Provided data
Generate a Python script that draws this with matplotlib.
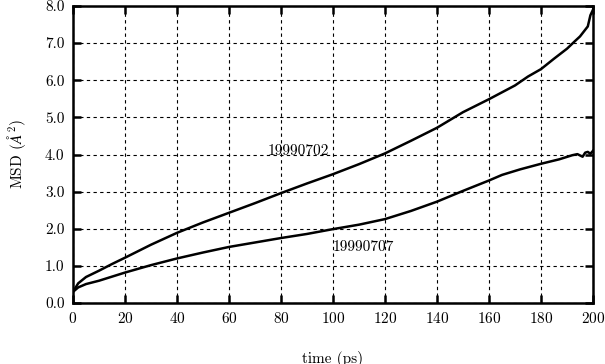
import matplotlib
matplotlib.use("Agg")
import matplotlib.pyplot as plt
from matplotlib.ticker import FormatStrFormatter

plt.rcParams['font.family'] = 'cmr10'
plt.rcParams['mathtext.fontset'] = 'cm'
plt.rcParams['axes.formatter.use_mathtext'] = True

# MSD curves
t_702 = [0, 2, 5, 10, 15, 20, 30, 40, 50, 60, 70, 80, 90, 100, 110, 120, 130,
         140, 150, 160, 170, 175, 180, 185, 190, 193, 195, 197, 198, 199, 200]
msd_702 = [0.30, 0.53, 0.70, 0.87, 1.05, 1.22, 1.57, 1.89, 2.17, 2.43, 2.69, 2.96,
           3.22, 3.47, 3.74, 4.03, 4.37, 4.72, 5.14, 5.49, 5.86, 6.10, 6.30, 6.58,
           6.85, 7.05, 7.18, 7.36, 7.45, 7.75, 7.90]

t_707 = [0, 2, 5, 10, 20, 30, 40, 50, 60, 70, 80, 90, 100, 110, 120, 130, 140,
         150, 160, 165, 172, 180, 187, 192, 194, 196, 197, 198, 199, 200]
msd_707 = [0.30, 0.42, 0.51, 0.60, 0.82, 1.02, 1.20, 1.36, 1.51, 1.63, 1.75, 1.86,
           1.99, 2.11, 2.26, 2.48, 2.73, 3.02, 3.30, 3.45, 3.60, 3.75, 3.87, 3.98,
           4.01, 3.94, 4.05, 4.07, 4.02, 4.10]

x_ticks = list(range(0, 201, 20))
y_ticks = [0, 1, 2, 3, 4, 5, 6, 7, 8]

fig = plt.figure(figsize=(6.05, 3.64), dpi=100)
W, H = 605, 364
ax = fig.add_axes([73 / W, 1 - 303 / H, (593 - 73) / W, (303 - 6) / H])

ax.plot(t_702, msd_702, color='black', lw=1.8)
ax.plot(t_707, msd_707, color='black', lw=1.8)

ax.text(75, 4.1, '19990702', fontsize=11, ha='left', va='center')
ax.text(100, 1.5, '19990707', fontsize=11, ha='left', va='center')

ax.set_xlim(0, 200)
ax.set_ylim(0, 8)
ax.set_xticks(x_ticks)
ax.set_yticks(y_ticks)
ax.yaxis.set_major_formatter(FormatStrFormatter('%.1f'))
ax.tick_params(direction='in', length=6, width=1.8, top=True, right=True,
               labelsize=11, pad=6)
ax.grid(True, color='black', linestyle=(0, (3, 3)), linewidth=0.8)
for s in ax.spines.values():
    s.set_linewidth(1.8)

ax.set_ylabel(r'MSD ($\AA^2$)', fontsize=11, labelpad=12)
fig.text((73 + 593) / 2 / W, 1 - 351 / H, 'time (ps)', fontsize=11,
         ha='center', va='top')

fig.savefig('out.png', dpi=100)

Directive
Exactly as they appear, print the lines of the listing above from its first line through the line that contains "from matplotlib.ticker import", minus the pictures.

Solution to this exercise
Generate a Python script that draws this with matplotlib.
import matplotlib
matplotlib.use("Agg")
import matplotlib.pyplot as plt
from matplotlib.ticker import FormatStrFormatter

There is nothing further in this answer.